For springtails, 695 specimens from a similar global distribution of sites were analyzed, representing 88 genera in 16 familes; only 44 species were formally identified with morphologic characters, consistent with the “difficult and poorly known taxonomy of these organisms.” Of note, the authors report that “a specific protocol was developed for [collembolans] so that voucher specimens could be recollected after DNA extraction and thus be used for further morphological examination.” Sequence comparisons showed a “typical…bimodal distribution of intra- versus interspecific divergences such as the one also reported in earthworms.” Applying distance thresholds as above gave 215 (10% cutoff) and 227 (4% cutoff) genetic clusters. In conclusion, efficient assessment of soil animal diversity calls out for DNA barcoding.

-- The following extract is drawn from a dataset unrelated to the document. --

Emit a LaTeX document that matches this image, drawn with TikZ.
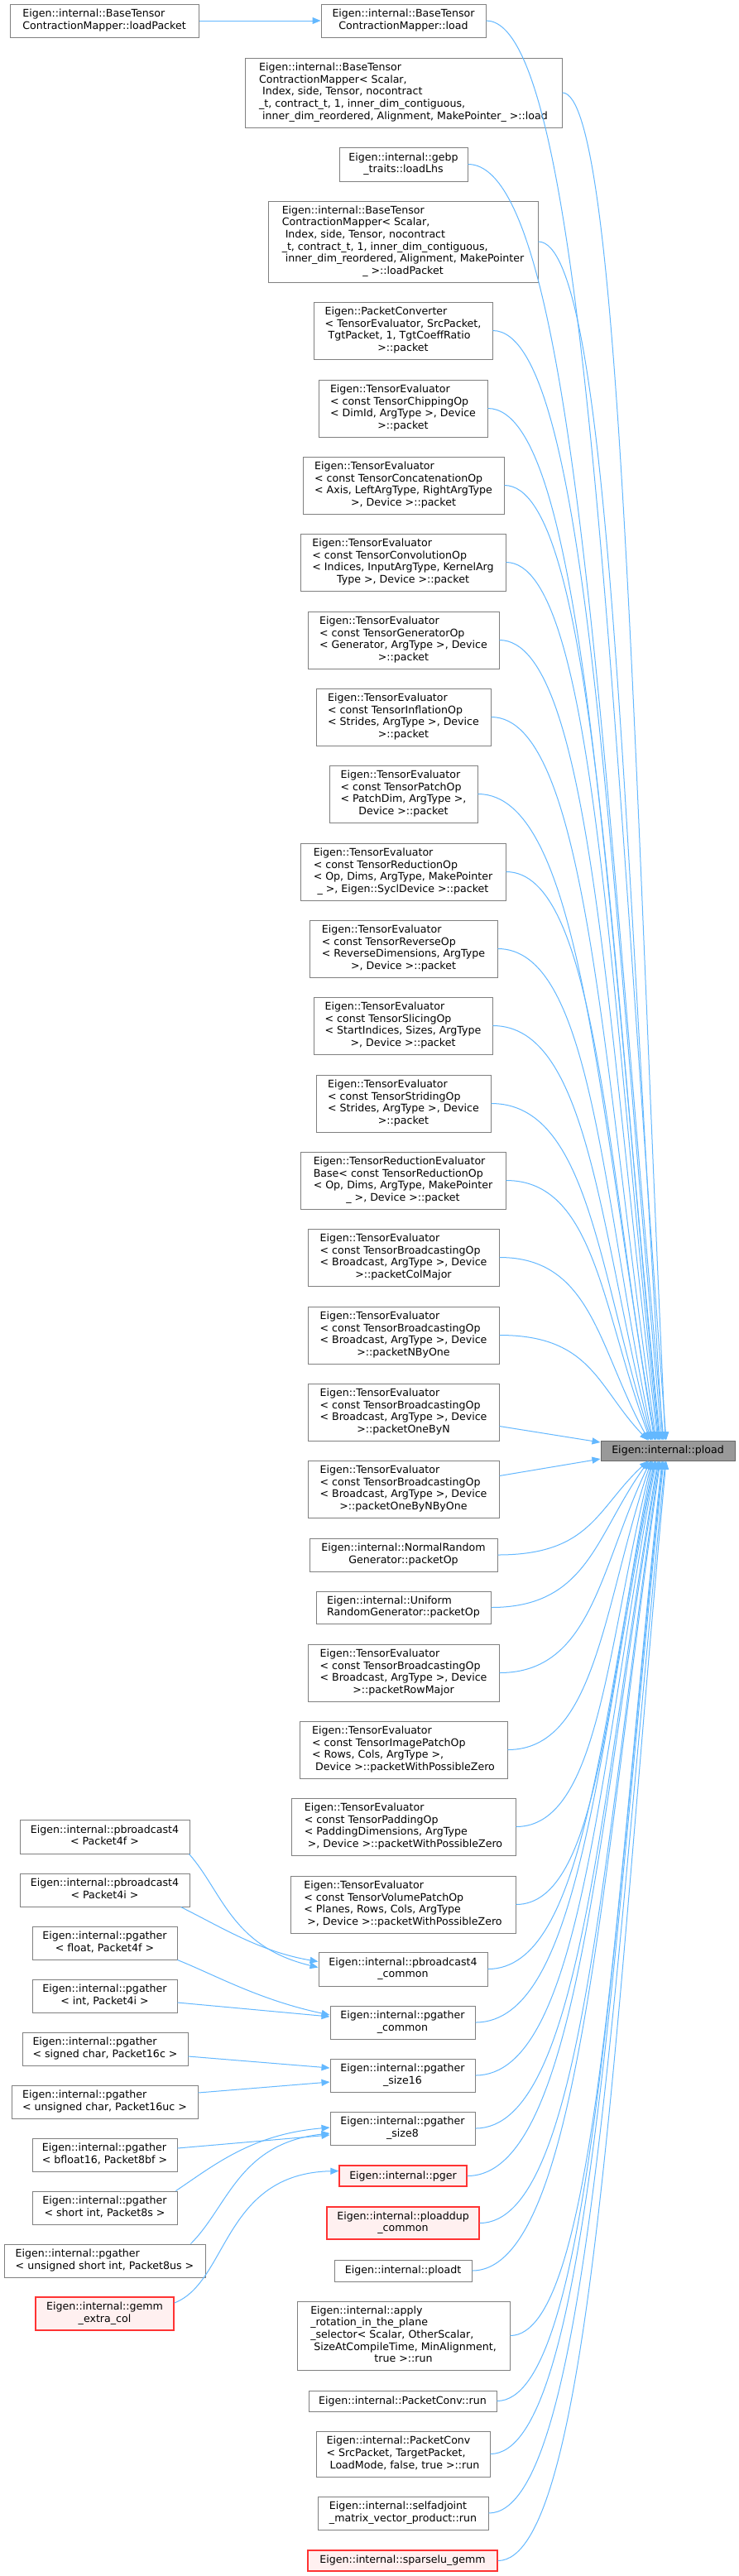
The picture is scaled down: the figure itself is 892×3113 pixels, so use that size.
\documentclass[tikz,border=0pt]{standalone}
\usepackage{fontspec}
\setmainfont{DejaVu Sans}
\usetikzlibrary{arrows.meta,calc}
\definecolor{lnkblue}{HTML}{63B8FF}
\definecolor{boxgrey}{HTML}{808080}
\definecolor{curgrey}{HTML}{666666}
\definecolor{curfill}{HTML}{999999}
\definecolor{boxred}{HTML}{FF3333}
\definecolor{boxpink}{HTML}{FFF0F0}
\begin{document}
\begin{tikzpicture}[x=1pt,y=1pt,>={Triangle[length=10pt,width=8pt]},
	lnk/.style={draw=lnkblue,line width=1pt,->},
	box/.style={draw=boxgrey,fill=white,line width=1pt,inner sep=0pt,font=\fontsize{12.6}{14.7}\selectfont},
	redbox/.style={box,draw=boxred,fill=boxpink,line width=1.3pt},
	curbox/.style={box,draw=curgrey,fill=curfill}]
\fill[white] (0,0) rectangle (892,-3113);
\useasboundingbox (0,0) rectangle (892,-3113);
\def\lbl#1#2{\begin{tabular}{@{}l@{}}#1\\\multicolumn{1}{@{}c@{}}{#2}\end{tabular}}
\def\bx#1#2#3#4#5#6#7{
	\node[#1,minimum width={#4pt-#3pt},minimum height={#6pt-#5pt}] (#2) at ({(#3+#4)/2},{-(#5+#6)/2}) {#7};
}
\def\tup#1#2#3{
	\draw[lnk] let \p1=(#1.east), \p2=(pload.#3) in (#1.east) .. controls +({0.55*(\x2-\x1)},0) and +({-0.3*(\x2-\x1)},{0.5*(\y1-\y2)}) .. ([xshift=#2pt]pload.#3);
}
\bx{curbox}{pload}{726}{888}{1741}{1765}{Eigen::internal::pload}
\bx{box}{lpk}{12}{240}{5}{45}{\lbl{Eigen::internal::BaseTensor}{ContractionMapper::loadPacket}}
\bx{box}{load}{388}{587}{5}{45}{\lbl{Eigen::internal::BaseTensor}{ContractionMapper::load}}
\bx{box}{bcmload}{296}{679}{70}{154}{\lbl{Eigen::internal::BaseTensor\\ContractionMapper< Scalar,\\\ Index, side, Tensor, nocontract\\\_t, contract\_t, 1, inner\_dim\_contiguous,}{\ inner\_dim\_reordered, Alignment, MakePointer\_ >::load}}
\bx{box}{gebp}{410}{565}{178}{219}{\lbl{Eigen::internal::gebp}{\_traits::loadLhs}}
\bx{box}{bcmlpk}{324}{650}{243}{341}{\lbl{Eigen::internal::BaseTensor\\ContractionMapper< Scalar,\\\ Index, side, Tensor, nocontract\\\_t, contract\_t, 1, inner\_dim\_contiguous,\\\ inner\_dim\_reordered, Alignment, MakePointer}{\_ >::loadPacket}}
\bx{box}{pconv}{379}{595}{365}{434}{\lbl{Eigen::PacketConverter\\< TensorEvaluator, SrcPacket,\\\ TgtPacket, 1, TgtCoeffRatio}{>::packet}}
\bx{box}{chip}{385}{589}{459}{528}{\lbl{Eigen::TensorEvaluator\\< const TensorChippingOp\\< DimId, ArgType >, Device}{>::packet}}
\bx{box}{concat}{366}{609}{552}{621}{\lbl{Eigen::TensorEvaluator\\< const TensorConcatenationOp\\< Axis, LeftArgType, RightArgType}{>, Device >::packet}}
\bx{box}{conv}{363}{611}{645}{714}{\lbl{Eigen::TensorEvaluator\\< const TensorConvolutionOp\\< Indices, InputArgType, KernelArg}{Type >, Device >::packet}}
\bx{box}{gen}{372}{603}{739}{808}{\lbl{Eigen::TensorEvaluator\\< const TensorGeneratorOp\\< Generator, ArgType >, Device}{>::packet}}
\bx{box}{infl}{382}{593}{832}{901}{\lbl{Eigen::TensorEvaluator\\< const TensorInflationOp\\< Strides, ArgType >, Device}{>::packet}}
\bx{box}{patch}{398}{577}{925}{994}{\lbl{Eigen::TensorEvaluator\\< const TensorPatchOp\\< PatchDim, ArgType >,}{Device >::packet}}
\bx{box}{red}{363}{611}{1019}{1088}{\lbl{Eigen::TensorEvaluator\\< const TensorReductionOp\\< Op, Dims, ArgType, MakePointer}{\_ >, Eigen::SyclDevice >::packet}}
\bx{box}{rev}{374}{601}{1112}{1181}{\lbl{Eigen::TensorEvaluator\\< const TensorReverseOp\\< ReverseDimensions, ArgType}{>, Device >::packet}}
\bx{box}{slice}{379}{595}{1205}{1274}{\lbl{Eigen::TensorEvaluator\\< const TensorSlicingOp\\< StartIndices, Sizes, ArgType}{>, Device >::packet}}
\bx{box}{stride}{382}{593}{1299}{1368}{\lbl{Eigen::TensorEvaluator\\< const TensorStridingOp\\< Strides, ArgType >, Device}{>::packet}}
\bx{box}{redbase}{363}{611}{1392}{1461}{\lbl{Eigen::TensorReductionEvaluator\\Base< const TensorReductionOp\\< Op, Dims, ArgType, MakePointer}{\_ >, Device >::packet}}
\bx{box}{colmaj}{372}{603}{1485}{1554}{\lbl{Eigen::TensorEvaluator\\< const TensorBroadcastingOp\\< Broadcast, ArgType >, Device}{>::packetColMajor}}
\bx{box}{nbyone}{372}{603}{1579}{1648}{\lbl{Eigen::TensorEvaluator\\< const TensorBroadcastingOp\\< Broadcast, ArgType >, Device}{>::packetNByOne}}
\bx{box}{onebyn}{372}{603}{1672}{1741}{\lbl{Eigen::TensorEvaluator\\< const TensorBroadcastingOp\\< Broadcast, ArgType >, Device}{>::packetOneByN}}
\bx{box}{onebynbyone}{372}{603}{1765}{1834}{\lbl{Eigen::TensorEvaluator\\< const TensorBroadcastingOp\\< Broadcast, ArgType >, Device}{>::packetOneByNByOne}}
\bx{box}{normal}{374}{601}{1859}{1899}{\lbl{Eigen::internal::NormalRandom}{Generator::packetOp}}
\bx{box}{uniform}{382}{593}{1923}{1962}{\lbl{Eigen::internal::Uniform}{RandomGenerator::packetOp}}
\bx{box}{rowmaj}{372}{603}{1987}{2056}{\lbl{Eigen::TensorEvaluator\\< const TensorBroadcastingOp\\< Broadcast, ArgType >, Device}{>::packetRowMajor}}
\bx{box}{image}{362}{613}{2080}{2149}{\lbl{Eigen::TensorEvaluator\\< const TensorImagePatchOp\\< Rows, Cols, ArgType >,}{\ Device >::packetWithPossibleZero}}
\bx{box}{pad}{352}{623}{2173}{2242}{\lbl{Eigen::TensorEvaluator\\< const TensorPaddingOp\\< PaddingDimensions, ArgType}{\ >, Device >::packetWithPossibleZero}}
\bx{box}{volume}{351}{623}{2267}{2336}{\lbl{Eigen::TensorEvaluator\\< const TensorVolumePatchOp\\< Planes, Rows, Cols, ArgType}{\ >, Device >::packetWithPossibleZero}}
\bx{box}{pbcommon}{385}{589}{2359}{2400}{\lbl{Eigen::internal::pbroadcast4}{\_common}}
\bx{box}{pgcommon}{399}{574}{2424}{2464}{\lbl{Eigen::internal::pgather}{\_common}}
\bx{box}{size16}{399}{574}{2488}{2528}{\lbl{Eigen::internal::pgather}{\_size16}}
\bx{box}{size8}{399}{574}{2552}{2592}{\lbl{Eigen::internal::pgather}{\_size8}}
\bx{redbox}{pger}{410}{564}{2617}{2642}{Eigen::internal::pger}
\bx{redbox}{ploaddup}{395}{579}{2667}{2706}{\lbl{Eigen::internal::ploaddup}{\_common}}
\bx{box}{ploadt}{404}{570}{2731}{2757}{Eigen::internal::ploadt}
\bx{box}{apply}{359}{616}{2781}{2864}{\lbl{Eigen::internal::apply\\\_rotation\_in\_the\_plane\\\_selector< Scalar, OtherScalar,\\\ SizeAtCompileTime, MinAlignment,}{true >::run}}
\bx{box}{pcrun}{373}{600}{2889}{2914}{Eigen::internal::PacketConv::run}
\bx{box}{pcsel}{382}{592}{2938}{2993}{\lbl{Eigen::internal::PacketConv\\< SrcPacket, TargetPacket,}{\ LoadMode, false, true >::run}}
\bx{box}{selfadj}{384}{590}{3017}{3057}{\lbl{Eigen::internal::selfadjoint}{\_matrix\_vector\_product::run}}
\bx{redbox}{sparselu}{372}{601}{3082}{3107}{Eigen::internal::sparselu\_gemm}
\bx{box}{pbf}{24}{229}{2199}{2240}{\lbl{Eigen::internal::pbroadcast4}{< Packet4f >}}
\bx{box}{pbi}{24}{229}{2264}{2304}{\lbl{Eigen::internal::pbroadcast4}{< Packet4i >}}
\bx{box}{pgf}{39}{214}{2328}{2368}{\lbl{Eigen::internal::pgather}{< float, Packet4f >}}
\bx{box}{pgi}{39}{214}{2392}{2432}{\lbl{Eigen::internal::pgather}{< int, Packet4i >}}
\bx{box}{pgsc}{27}{227}{2456}{2496}{\lbl{Eigen::internal::pgather}{< signed char, Packet16c >}}
\bx{box}{pguc}{14}{239}{2520}{2560}{\lbl{Eigen::internal::pgather}{< unsigned char, Packet16uc >}}
\bx{box}{pgbf}{39}{214}{2584}{2624}{\lbl{Eigen::internal::pgather}{< bfloat16, Packet8bf >}}
\bx{box}{pgs}{39}{214}{2648}{2688}{\lbl{Eigen::internal::pgather}{< short int, Packet8s >}}
\bx{box}{pgus}{5}{248}{2712}{2752}{\lbl{Eigen::internal::pgather}{< unsigned short int, Packet8us >}}
\bx{redbox}{gemm}{43}{210}{2776}{2816}{\lbl{Eigen::internal::gemm}{\_extra\_col}}
\draw[lnk] (lpk) -- (load);
\foreach \nm/\dx in {load/-2,bcmload/-3,gebp/-5,bcmlpk/-6,pconv/-7,chip/-9,concat/-10,conv/-11,gen/-12,infl/-14,patch/-15,red/-16,rev/-18,slice/-19,stride/-20,redbase/-21,colmaj/-23,nbyone/-24}{
	\tup{\nm}{\dx}{north}
}
\draw[lnk] ([yshift=-17pt]onebyn.east) -- ([yshift=10pt]pload.west);
\draw[lnk] ([yshift=16pt]onebynbyone.east) -- ([yshift=-10pt]pload.west);
\foreach \nm/\dx in {normal/-24,uniform/-23,rowmaj/-21,image/-20,pad/-19,volume/-18,pbcommon/-16,pgcommon/-15,size16/-14,size8/-12,pger/-11,ploaddup/-10,ploadt/-9,apply/-7,pcrun/-6,pcsel/-5,selfadj/-3,sparselu/-2}{
	\tup{\nm}{\dx}{south}
}
\draw[lnk] ([xshift=-1pt]pbf.south east) .. controls +(40,-45) and +(-105,25) .. ([yshift=2pt]pbcommon.west);
\draw[lnk] ([xshift=-11pt]pbi.south east) .. controls +(50,-25) and +(-70,12) .. ([yshift=9pt]pbcommon.west);
\draw[lnk] (pgf.south east) .. controls +(45,-18) and +(-85,18) .. ([yshift=9pt]pgcommon.west);
\draw[lnk] ([yshift=-8pt]pgi.east) -- ([yshift=7pt]pgcommon.west);
\draw[lnk] ([yshift=-9pt]pgsc.east) -- ([yshift=9pt]size16.west);
\draw[lnk] ([yshift=11pt]pguc.east) -- ([yshift=-8pt]size16.west);
\draw[lnk] ([yshift=8pt]pgbf.east) -- ([yshift=-8pt]size8.west);
\draw[lnk] ([xshift=-2pt]pgs.north east) .. controls +(45,30) and +(-95,-8) .. ([yshift=1pt]size8.west);
\draw[lnk] ([xshift=-18pt]pgus.north east) .. controls +(45,45) and +(-110,-12) .. ([yshift=-6pt]size8.west);
\draw[lnk] ([yshift=13pt]gemm.east) .. controls +(65,25) and +(-140,-3) .. ([yshift=6pt]pger.west);
\end{tikzpicture}
\end{document}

On a separate note, soil animals may be useful for understanding mitochondrial evolution. Even factoring in species diversity, these animals appear to have enormous population sizes, given densities up to 4 x 10³ earthworms/m² and 1.8 x 10⁶ collembolans/m³, yet show typical bimodal pattern of intra- << inter-specific variation noted above. Along these lines, in November 2009 Nature Nick Lane explores whys of mitochondrial evolution and speciation, including a possible “radically new picture of mitochondrial genes being tightly regulated by selection.” Stay tuned!